SOURCE: DECCAN CHRONICLE
A high level meeting of directors of all Indian Institutes of Technology will be held in the city in the third week of this month to decide the fate of the JEE for admissions to IITs and NITs. The Centre plans to replace the JEE with the National Aptitude Test, which will be conducted along the lines of the SAT in the US.
The new exam will include English as a subject. If approved, it will be in place for the 2017-18 academic year. This has the potential of removing a large number of students who hail from non-English medium streams of education.
IITs are said to be proposing the same two-stage exam for IIT admissions but want to replace first stage “the JEE (Mains)” with the NAT. The JEE (Advanced) will continue as second stage.
In stage-I exam, the IITs directors are proposing to include English as an additional subject since students coming from non-English medium backgrounds were facing difficulties at the IITs where the medium of instruction is English.
The Centre wants to test the English proficiency of students at the screening level. The IITs had held two rounds of discussion earlier.
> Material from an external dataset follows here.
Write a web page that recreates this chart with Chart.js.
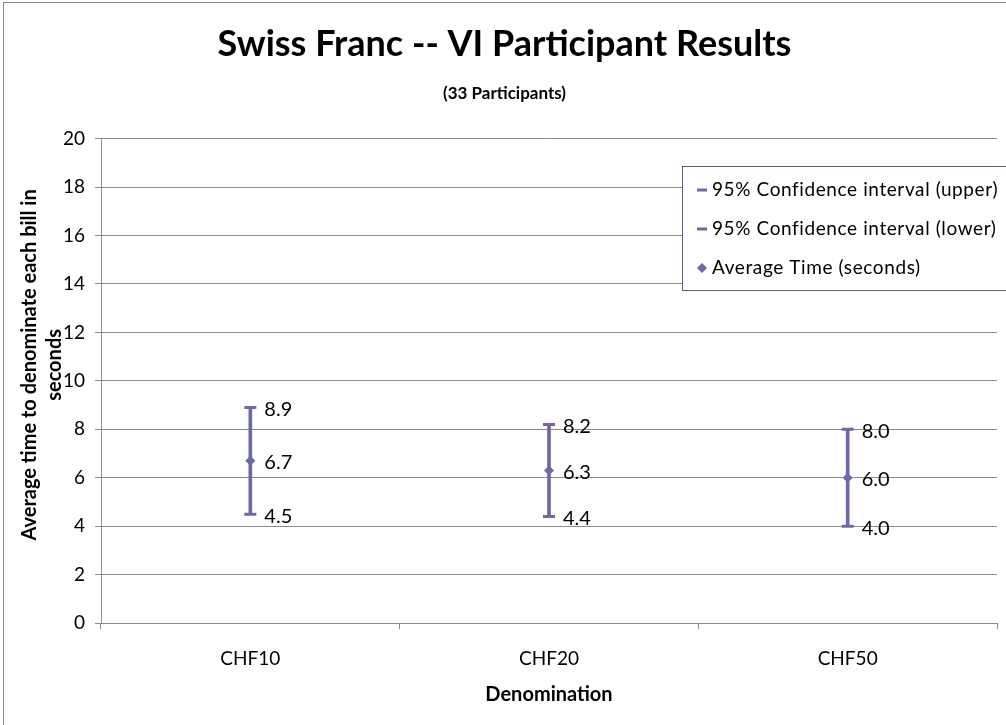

Helping Hand View: We totally oppose the inclusion of English in such testing system as this will virtually hit the Hindi medium students dream of JEE.

NITs SET TO GO IIT WAY

The National Institutes of Technology may no longer give weightage to Class XII board marks while admitting BTech students from next year if the institutions and the government have their way.
An NIT director said the institutes, along with other centrally funded technical institutions (CFTIs) like the Indian Institutes of Information Technology (IIITs), were more likely to admit students on the basis of their JEE Advanced score - like the IITs do.
"There will be no need for giving weightage to board marks," the director told this newspaper.
Under the existing system, the IITs admit students based on how they perform in the JEE Advanced, the second exam in the two-tier test after the CBSE-conducted JEE Main.
Over 12 lakh students appear for the JEE Main, but only the top two lakh are eligible to take the JEE Advanced.
While the IITs don't give weightage to board marks, aspirants need to score at least 75 per cent in their board exam or be among the top 20 percentile holders - irrespective of their performance in JEE Advanced - to be eligible for selection.
The NITs, IIITs and a few other engineering institutions - which don't follow any eligibility criteria but could introduce cut-offs once the weightage for board marks goes - have been admitting students on the basis of a 60:40 system. Under this system, 60 per cent weightage is given to the JEE Main score and 40 per cent to Class XII board marks.
The idea behind the weightage for board marks, introduced under the earlier government, was students would focus more on school education instead of private tuitions to crack entrance exams.
But two panels set up by this government, one headed by IIT Bombay director Devang Khakhar and another by Rajat Moona, director-general, Centre for Development of Advanced Computing, had recommended scrapping the weightage for board marks while admitting students to the NITs from 2016.
The Moona committee found that the percentage of students taking private coaching had increased after the system of giving weightage to board marks was introduced.
The HRD ministry then set up another panel, headed by IIT Roorkee chairman Ashok Misra. In its report submitted last November, this committee, too, said the weightage given to board marks now for NIT admissions should be scrapped and there should be one engineering entrance test, possibly from 2018.
But aspiring engineers, this panel said, should have to clear a SAT-like National Aptitude Test to be eligible to appear for the entrance exam.
Sources in the HRD ministry said there was agreement among the IITs and other CFTIs that from 2017, students should be admitted based on how they did in their JEE Advanced.
The NIT director this paper spoke to said the JEE Main was likely to stay in 2017, but as a filter for the JEE Advanced.
The Mishra committee suggested that the government set up a national testing service (NTS) as an independent body to conduct the aptitude test, modelled on the SAT, held for admissions to US colleges.
HRD ministry sources said the NTS might be set up this year and start operating from 2018. The aptitude tests, they added, might be held more than once every year so that students can improve their performance.